今年はなかなかいいかんじにプログラムが入力できてます。というわけでMSXプログラムネタ。本日はポプコム87年9月号より「SEIZE」(シーズ)です。

本作は当時の定番中の定番、「ロードランナー」風アクションパズル。主人公Shakerを操り、怪獣Ghostを避けつつ、洞窟内の宝を集めようというゲームです。ゲームは全16面。各面全ての宝を拾えばステージクリアです。
ルールはだいたい「ロードランナー」と同じ。サイドビューで画面内には重力が働いています。上への移動はハシゴのあるところのみ。左右移動はロープや足場のあるところのみで可能。ただし穴は掘れません。一見壁なのに実は通れる「通り抜けられる壁」や、全ての宝を集めなくとも次の面へと進める「ワープゾーン」の存在が、独自の工夫でしょうか。「ロードランナー」にはない、探索する面白さが加わっています。キャラが16x16ドットと大きくて見やすいのはよいですな。
GhostはShakerを追ってきます。安全に動き回るには、うまく誘導して適当な地形に引っかけ足止めする、といったテクニックが必須です。どう動いてどこにハメるか、どんな順番で宝を回収するかを考えるのが、本作のアクション要素であり、パズル要素となっています。

ゲームとしてはそつなく遊べます。

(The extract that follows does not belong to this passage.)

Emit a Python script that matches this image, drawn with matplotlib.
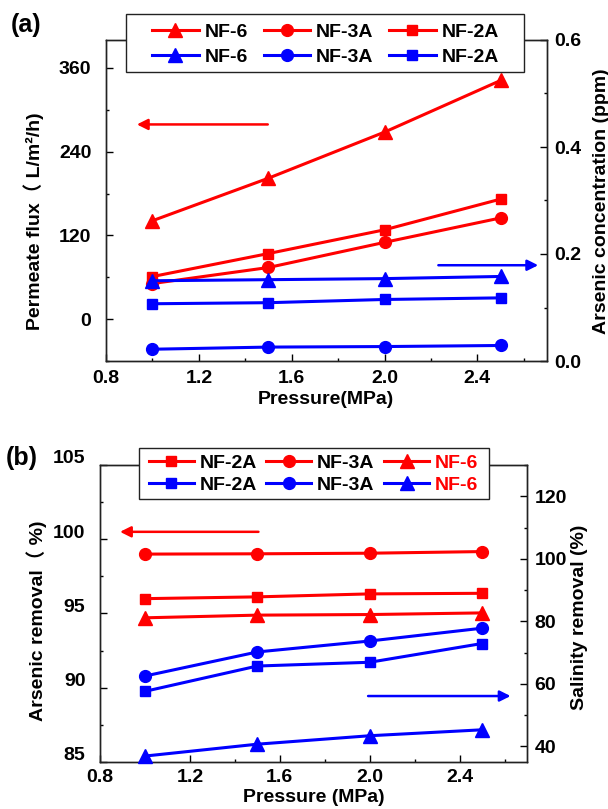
import matplotlib
matplotlib.use("Agg")
import matplotlib.pyplot as plt
import matplotlib.transforms as mtransforms
from matplotlib.patches import Rectangle
from matplotlib.ticker import MultipleLocator

plt.rcParams['font.family'] = ['Liberation Sans', 'Noto Sans CJK SC']
plt.rcParams['font.weight'] = 'bold'
plt.rcParams['axes.labelweight'] = 'bold'

# data
pressure = [1.0, 1.5, 2.0, 2.5]

# (a) permeate flux (left axis, L/m2/h)
flux_nf6 = [141, 202, 268, 342]
flux_nf3a = [51, 74, 110, 145]
flux_nf2a = [61, 94, 128, 172]
# (a) arsenic concentration in permeate (right axis, ppm)
conc_nf6 = [0.150, 0.152, 0.154, 0.158]
conc_nf3a = [0.022, 0.026, 0.027, 0.029]
conc_nf2a = [0.107, 0.109, 0.115, 0.118]

# (b) arsenic removal (left axis, %)
as_rem_nf2a = [96.0, 96.12, 96.32, 96.36]
as_rem_nf3a = [99.0, 99.02, 99.06, 99.17]
as_rem_nf6 = [94.71, 94.89, 94.93, 95.04]
# (b) salinity removal (right axis, %)
sal_rem_nf2a = [57.6, 65.7, 66.9, 72.9]
sal_rem_nf3a = [62.5, 70.2, 73.7, 77.8]
sal_rem_nf6 = [36.9, 40.7, 43.4, 45.3]

RED = '#ff0000'
BLUE = '#0000ff'
W, H = 608, 809

fig = plt.figure(figsize=(W / 100, H / 100), dpi=100)


def px_axes(left, top, right, bottom):
    return fig.add_axes([left / W, 1 - bottom / H, (right - left) / W, (bottom - top) / H])


def style_axis(ax, pad_left, pad_bottom):
    for sp in ax.spines.values():
        sp.set_linewidth(1.0)
        sp.set_color('#222222')
    ax.tick_params(which='both', direction='in', labelsize=14, width=1.0)
    ax.tick_params(which='major', length=4.8)
    ax.tick_params(which='minor', length=2.5)
    ax.tick_params(axis='y', pad=pad_left)
    ax.tick_params(axis='x', pad=pad_bottom)


def line(ax, x, y, color, marker, ms):
    return ax.plot(x, y, color=color, marker=marker, ms=ms, lw=2.2, clip_on=False, zorder=3)[0]


def arrow(ax, tail, head, color):
    ax.annotate('', xy=head, xytext=tail,
                arrowprops=dict(arrowstyle='-|>', color=color, lw=1.8, mutation_scale=16,
                                shrinkA=0, shrinkB=0))


# ---------------- panel (a) ----------------
ax1 = px_axes(106, 40, 547, 361)
ax1r = ax1.twinx()

a_r6 = line(ax1, pressure, flux_nf6, RED, '^', 9.5)
a_r3 = line(ax1, pressure, flux_nf3a, RED, 'o', 8.5)
a_r2 = line(ax1, pressure, flux_nf2a, RED, 's', 7.5)
a_b6 = line(ax1r, pressure, conc_nf6, BLUE, '^', 9.5)
a_b3 = line(ax1r, pressure, conc_nf3a, BLUE, 'o', 8.5)
a_b2 = line(ax1r, pressure, conc_nf2a, BLUE, 's', 7.5)

ax1.set_xlim(0.8, 2.7)
ax1.set_ylim(-60, 400)
ax1r.set_ylim(0, 0.6)
ax1.xaxis.set_major_locator(MultipleLocator(0.4))
ax1.xaxis.set_minor_locator(MultipleLocator(0.2))
ax1.yaxis.set_major_locator(MultipleLocator(120))
ax1.yaxis.set_minor_locator(MultipleLocator(60))
ax1r.yaxis.set_major_locator(MultipleLocator(0.2))
ax1r.yaxis.set_minor_locator(MultipleLocator(0.1))
ax1.xaxis.set_major_formatter(lambda v, p: f'{v:.1f}')
ax1r.yaxis.set_major_formatter(lambda v, p: f'{v:.1f}')
style_axis(ax1, 10.5, 6.5)
style_axis(ax1r, 5, 6.5)

arrow(ax1, (1.497, 279), (0.933, 279), RED)
arrow(ax1r, (2.232, 0.179), (2.662, 0.179), BLUE)

ax1.set_xlabel('Pressure(MPa)', fontsize=14, va='center')
ax1.xaxis.set_label_coords(326 / W, 1 - 400 / H, transform=fig.transFigure)
ax1.set_ylabel('Permeate flux（ L/m²/h)', fontsize=14, va='center', ha='center')
ax1.yaxis.set_label_coords(34 / W, 1 - 221 / H, transform=fig.transFigure)
ax1r.set_ylabel('Arsenic concentration (ppm)', fontsize=14, va='center', ha='center')
ax1r.yaxis.set_label_coords(601 / W, 1 - 201 / H, transform=fig.transFigure)

fig.add_artist(Rectangle((126 / W, 1 - 72 / H), 398 / W, 58 / H, transform=fig.transFigure,
                         facecolor='white', edgecolor='#222222', lw=1.0, zorder=4))
leg_a = fig.legend([a_r6, a_b6, a_r3, a_b3, a_r2, a_b2],
                   ['NF-6', 'NF-6', 'NF-3A', 'NF-3A', 'NF-2A', 'NF-2A'],
                   loc='center', bbox_to_anchor=(325.5 / W, 1 - 44.5 / H), ncol=3,
                   frameon=False, fontsize=14, handlelength=2.4, handletextpad=0.3,
                   columnspacing=0.8, labelspacing=0.4, borderpad=0)
leg_a.set_zorder(5)

fig.text(26 / W, 1 - 25 / H, '(a)', fontsize=18, ha='center', va='center')

# ---------------- panel (b) ----------------
ax2 = px_axes(100, 465, 527, 762)
ax2r = ax2.twinx()

b_r2 = line(ax2, pressure, as_rem_nf2a, RED, 's', 7.5)
b_r3 = line(ax2, pressure, as_rem_nf3a, RED, 'o', 8.5)
b_r6 = line(ax2, pressure, as_rem_nf6, RED, '^', 9.5)
b_b2 = line(ax2r, pressure, sal_rem_nf2a, BLUE, 's', 7.5)
b_b3 = line(ax2r, pressure, sal_rem_nf3a, BLUE, 'o', 8.5)
b_b6 = line(ax2r, pressure, sal_rem_nf6, BLUE, '^', 9.5)

ax2.set_xlim(0.8, 2.7)
ax2.set_ylim(85, 105)
ax2r.set_ylim(35, 130)
ax2.xaxis.set_major_locator(MultipleLocator(0.4))
ax2.xaxis.set_minor_locator(MultipleLocator(0.2))
ax2.yaxis.set_major_locator(MultipleLocator(5))
ax2.yaxis.set_minor_locator(MultipleLocator(2.5))
ax2r.yaxis.set_major_locator(MultipleLocator(20))
ax2r.yaxis.set_minor_locator(MultipleLocator(10))
ax2r.set_yticks([40, 60, 80, 100, 120])
ax2.xaxis.set_major_formatter(lambda v, p: f'{v:.1f}')
style_axis(ax2, 10.5, 5)
style_axis(ax2r, 5.5, 5)

# left tick labels of panel (b) sit a little above their ticks
shift = mtransforms.ScaledTranslation(0, 0.08, fig.dpi_scale_trans)
for lab in ax2.get_yticklabels():
    lab.set_transform(lab.get_transform() + shift)

arrow(ax2, (1.505, 100.5), (0.889, 100.5), RED)
arrow(ax2r, (1.993, 56.1), (2.627, 56.1), BLUE)

ax2.set_xlabel('Pressure (MPa)', fontsize=14, va='center')
ax2.xaxis.set_label_coords(314 / W, 1 - 798 / H, transform=fig.transFigure)
ax2.set_ylabel('Arsenic removal（ %)', fontsize=14, va='center', ha='center')
ax2.yaxis.set_label_coords(37 / W, 1 - 621 / H, transform=fig.transFigure)
ax2r.set_ylabel('Salinity removal (%)', fontsize=14, va='center', ha='center')
ax2r.yaxis.set_label_coords(579 / W, 1 - 617 / H, transform=fig.transFigure)

fig.add_artist(Rectangle((139 / W, 1 - 499 / H), 350 / W, 51 / H, transform=fig.transFigure,
                         facecolor='white', edgecolor='#222222', lw=1.0, zorder=4))
leg_b = fig.legend([b_r2, b_b2, b_r3, b_b3, b_r6, b_b6],
                   ['NF-2A', 'NF-2A', 'NF-3A', 'NF-3A', 'NF-6', 'NF-6'],
                   loc='center', bbox_to_anchor=(313.5 / W, 1 - 474 / H), ncol=3,
                   frameon=False, fontsize=14, handlelength=2.3, handletextpad=0.3,
                   columnspacing=0.5, labelspacing=0.25, borderpad=0)
leg_b.set_zorder(5)
for txt in leg_b.get_texts()[4:]:
    txt.set_color(RED)

fig.text(22 / W, 1 - 458 / H, '(b)', fontsize=18, ha='center', va='center')

fig.savefig('out.png', dpi=100)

決してつまらなくはありません…しかしすごくおもしろいというわけでもなく…物足りなさをおぼえました。
やることは各面大きく変わらず、ワクワクする展開には乏しいです。工夫こそ見られるもののルールに傑出したものはありません。操作性も今ひとつ。全16面なのに4~5面あたりで「まだ10面以上もあるのか…」と面倒くさくなって、早々に飽きました(おい)。

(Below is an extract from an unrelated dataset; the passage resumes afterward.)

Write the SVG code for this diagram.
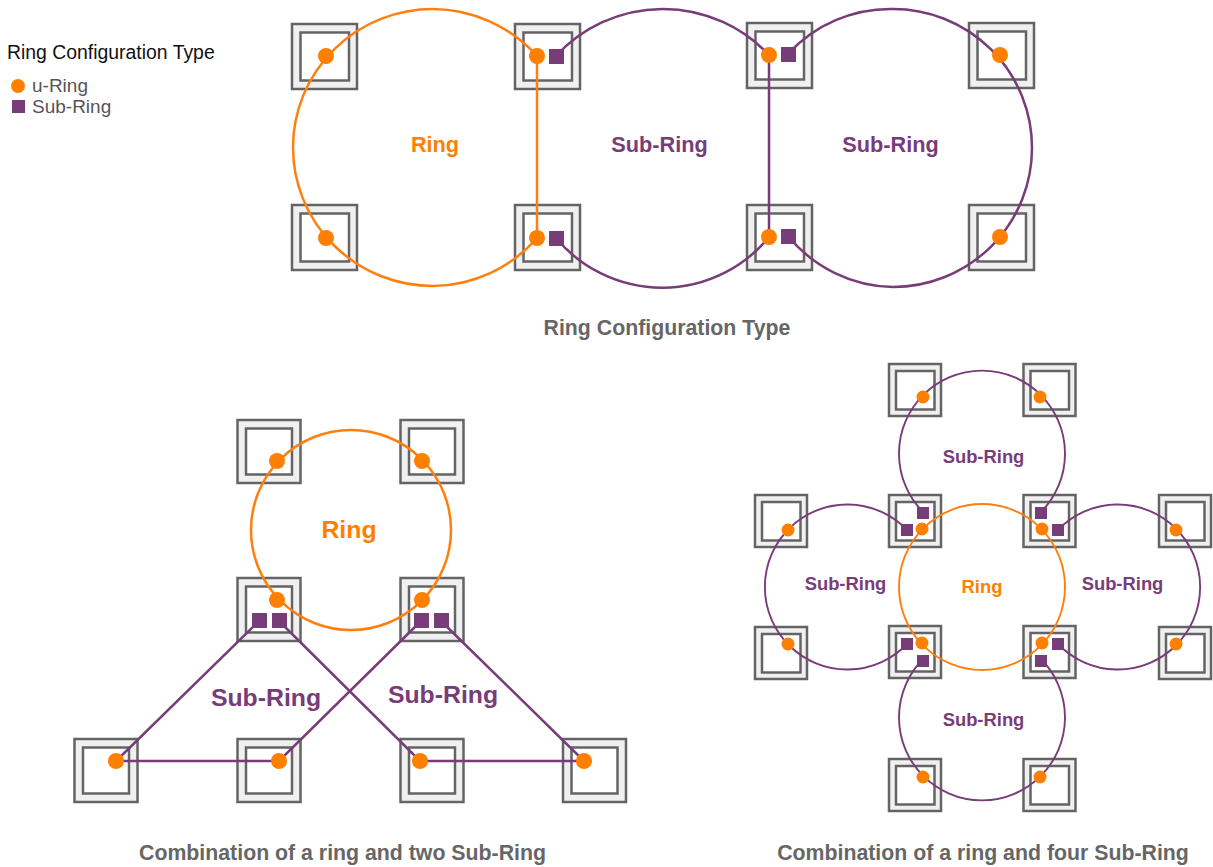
<svg xmlns="http://www.w3.org/2000/svg" width="1213" height="867" viewBox="0 0 1213 867">
<style>
text{font-family:"Liberation Sans",Arial,sans-serif}
.o{fill:#f0f0f0;stroke:#646464;stroke-width:2.500}
.i{fill:#fff;stroke:#646464;stroke-width:2.500}
.co{fill:none;stroke:#ff7f0e;stroke-width:2.500}
.cp{fill:none;stroke:#783c78;stroke-width:2.500}
.thin{stroke-width:1.900}
.d{fill:#ff7f00}
.s{fill:#783c78}
.lo{fill:#ff7f00;font-weight:700}
.lp{fill:#783c78;font-weight:700}
.t{fill:#666;font-weight:700;font-size:21.300px;text-anchor:middle}
.m{text-anchor:middle}
</style>
<rect width="1213" height="867" fill="#fff"/>
<defs>
<g id="a"><rect class="o" x="0" y="0" width="65" height="65"/><rect class="i" x="8.500" y="8.500" width="48.500" height="48"/></g>
<g id="b"><rect class="o" x="0" y="0" width="63" height="63"/><rect class="i" x="8.500" y="8.500" width="46" height="46"/></g>
<g id="c"><rect class="o" x="0" y="0" width="52" height="52"/><rect class="i" x="7" y="7" width="38.500" height="38.500"/></g>
</defs>
<g id="legend">
<text x="7" y="59" font-size="19.400" fill="#111">Ring Configuration Type</text>
<circle class="d" cx="18" cy="86" r="7"/><text x="32" y="92" font-size="19" fill="#555">u-Ring</text>
<rect class="s" x="12" y="100" width="13" height="13"/><text x="32" y="113" font-size="19" fill="#555">Sub-Ring</text>
</g>
<g id="sw-t1"><use href="#a" x="292" y="24"/></g>
<g id="sw-t2"><use href="#a" x="515" y="24"/></g>
<g id="sw-t3"><use href="#a" x="747" y="23"/></g>
<g id="sw-t4"><use href="#a" x="969" y="23"/></g>
<g id="sw-t5"><use href="#a" x="292" y="205"/></g>
<g id="sw-t6"><use href="#a" x="515" y="205"/></g>
<g id="sw-t7"><use href="#a" x="747" y="205"/></g>
<g id="sw-t8"><use href="#a" x="969" y="205"/></g>
<g id="sw-l1"><use href="#b" x="237.500" y="420"/></g>
<g id="sw-l2"><use href="#b" x="400.500" y="420"/></g>
<g id="sw-l3"><use href="#b" x="237.500" y="578"/></g>
<g id="sw-l4"><use href="#b" x="400.500" y="578"/></g>
<g id="sw-l5"><use href="#b" x="74.500" y="739"/></g>
<g id="sw-l6"><use href="#b" x="237.500" y="739"/></g>
<g id="sw-l7"><use href="#b" x="400.500" y="739"/></g>
<g id="sw-l8"><use href="#b" x="563" y="739"/></g>
<g id="sw-r1"><use href="#c" x="889" y="364"/></g>
<g id="sw-r2"><use href="#c" x="1023.500" y="364"/></g>
<g id="sw-r3"><use href="#c" x="755" y="495"/></g>
<g id="sw-r4"><use href="#c" x="889" y="495"/></g>
<g id="sw-r5"><use href="#c" x="1023.500" y="495"/></g>
<g id="sw-r6"><use href="#c" x="1159" y="495"/></g>
<g id="sw-r7"><use href="#c" x="755" y="627"/></g>
<g id="sw-r8"><use href="#c" x="889" y="626"/></g>
<g id="sw-r9"><use href="#c" x="1023.500" y="626"/></g>
<g id="sw-r10"><use href="#c" x="1159" y="627"/></g>
<g id="sw-r11"><use href="#c" x="889" y="759"/></g>
<g id="sw-r12"><use href="#c" x="1023.500" y="759"/></g>
<g id="connectors">
<path class="co" d="M537 56A140 138.500 0 0 0 433 9A140 138.500 0 0 0 293 147A140 138.500 0 0 0 433 286A140 138.500 0 0 0 537 238Z"/>
<path class="cp" d="M556 56A145 145 0 0 1 769 55L769 237A138 138 0 0 1 556 238"/>
<path class="cp" d="M788 54A139 139 0 0 1 893 9A139 139 0 0 1 1032 148A139 139 0 0 1 893 287A139 139 0 0 1 788 236"/>
<circle class="co" cx="351" cy="530" r="100"/>
<path class="cp" d="M259 621L116 761L279 761L421 621M279 621L420 761L584 761L441 621"/>
<circle class="co thin" cx="982" cy="587" r="83"/>
<path class="cp thin" d="M923 512A83 83 0 1 1 1041 512"/>
<path class="cp thin" d="M907 530A82.500 82.500 0 1 0 907 644"/>
<path class="cp thin" d="M1058 530A82.500 82.500 0 1 1 1058 644"/>
<path class="cp thin" d="M923 659A83 83 0 1 0 1041 659"/>
</g>
<g id="ports">
<g class="d"><circle cx="326" cy="56" r="8"/><circle cx="537" cy="56" r="8"/><circle cx="769" cy="55" r="8"/><circle cx="1000" cy="55" r="8"/><circle cx="326" cy="238" r="8"/><circle cx="537" cy="238" r="8"/><circle cx="769" cy="237" r="8"/><circle cx="1000" cy="237" r="8"/>
<circle cx="277" cy="461" r="8"/><circle cx="422" cy="461" r="8"/><circle cx="277" cy="600" r="8"/><circle cx="422" cy="600" r="8"/><circle cx="116" cy="761" r="8"/><circle cx="279" cy="761" r="8"/><circle cx="420" cy="761" r="8"/><circle cx="584" cy="761" r="8"/>
<circle cx="923" cy="397" r="6.500"/><circle cx="1040" cy="397" r="6.500"/><circle cx="788" cy="530" r="6.500"/><circle cx="922" cy="529" r="6.500"/><circle cx="1042" cy="529" r="6.500"/><circle cx="1176" cy="530" r="6.500"/><circle cx="788" cy="644" r="6.500"/><circle cx="922" cy="643" r="6.500"/><circle cx="1042" cy="643" r="6.500"/><circle cx="1176" cy="644" r="6.500"/><circle cx="923" cy="777" r="6.500"/><circle cx="1040" cy="777" r="6.500"/></g>
<g class="s"><rect x="549" y="49" width="15" height="15"/><rect x="781" y="47" width="15" height="15"/><rect x="549" y="231" width="15" height="15"/><rect x="781" y="229" width="15" height="15"/>
<rect x="252" y="613" width="15" height="15"/><rect x="272" y="613" width="15" height="15"/><rect x="414" y="613" width="15" height="15"/><rect x="434" y="613" width="15" height="15"/>
<rect x="917" y="507" width="12" height="12"/><rect x="901" y="524" width="12" height="12"/><rect x="1035" y="507" width="12" height="12"/><rect x="1052" y="524" width="12" height="12"/><rect x="901" y="638" width="12" height="12"/><rect x="917" y="655" width="12" height="12"/><rect x="1052" y="638" width="12" height="12"/><rect x="1035" y="655" width="12" height="12"/></g>
</g>
<g id="labels">
<text class="lo m" x="435" y="152" font-size="21.700">Ring</text>
<text class="lp m" x="659.500" y="152" font-size="21.700">Sub-Ring</text>
<text class="lp m" x="890.500" y="152" font-size="21.700">Sub-Ring</text>
<text class="t" x="667" y="335">Ring Configuration Type</text>
<text class="lo m" x="349" y="538" font-size="24.800">Ring</text>
<text class="lp m" x="266" y="706" font-size="24.800">Sub-Ring</text>
<text class="lp m" x="443" y="703" font-size="24.800">Sub-Ring</text>
<text class="t" x="342.500" y="860">Combination of a ring and two Sub-Ring</text>
<text class="lp m" x="983.500" y="463" font-size="18.400">Sub-Ring</text>
<text class="lp m" x="845.500" y="590" font-size="18.400">Sub-Ring</text>
<text class="lo m" x="982" y="593" font-size="18.400">Ring</text>
<text class="lp m" x="1122.500" y="590" font-size="18.400">Sub-Ring</text>
<text class="lp m" x="983.500" y="726" font-size="18.400">Sub-Ring</text>
<text class="t" x="983" y="860">Combination of a ring and four Sub-Ring</text>
</g>
</svg>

宝を集めずともステージをすっ飛ばせるのは良いアイディアだとおもう。
繰り返しますが、当時「フラッピー」や「ロードランナー」の亜流のような投稿ゲームプログラムはそれこそよく見かけたものでした。ベーマガではこの状況を指して「同じようなパズルはもう飽き飽き」みたいなコメントをしばしば出しています。ボツになった分も含め、それこそ升で量って台車で運ぶほど似たようなゲームが寄せられ、編集部はうんざりしていたのでしょう。
それはポプコム編集部も同じだったのかもしれません。本作は「ロードランナーから穴掘りをなくしただけ」と厳しく指摘されています。出来自体は悪くはないんですが、亜流「ロードランナー」ゆえの凡庸さは否めません。

また、ポプコム編集部は「洞窟探検のゲームなのだから、もっと洞窟っぽさを出して欲しかった」と、グラフィックにも注文を付けています。しかし当時のゲームは、洞窟の地形もレンガで表されることがしばしばでしたから、自分はあんまり気になりませんでした。むしろ通り抜けられる壁のグラフィックに微妙な差を付けて、良く見ればわかるようにしてもらった方がありがたかったです。
主人公や敵のデザインは、ちょっとカッコよくて気が利いてます。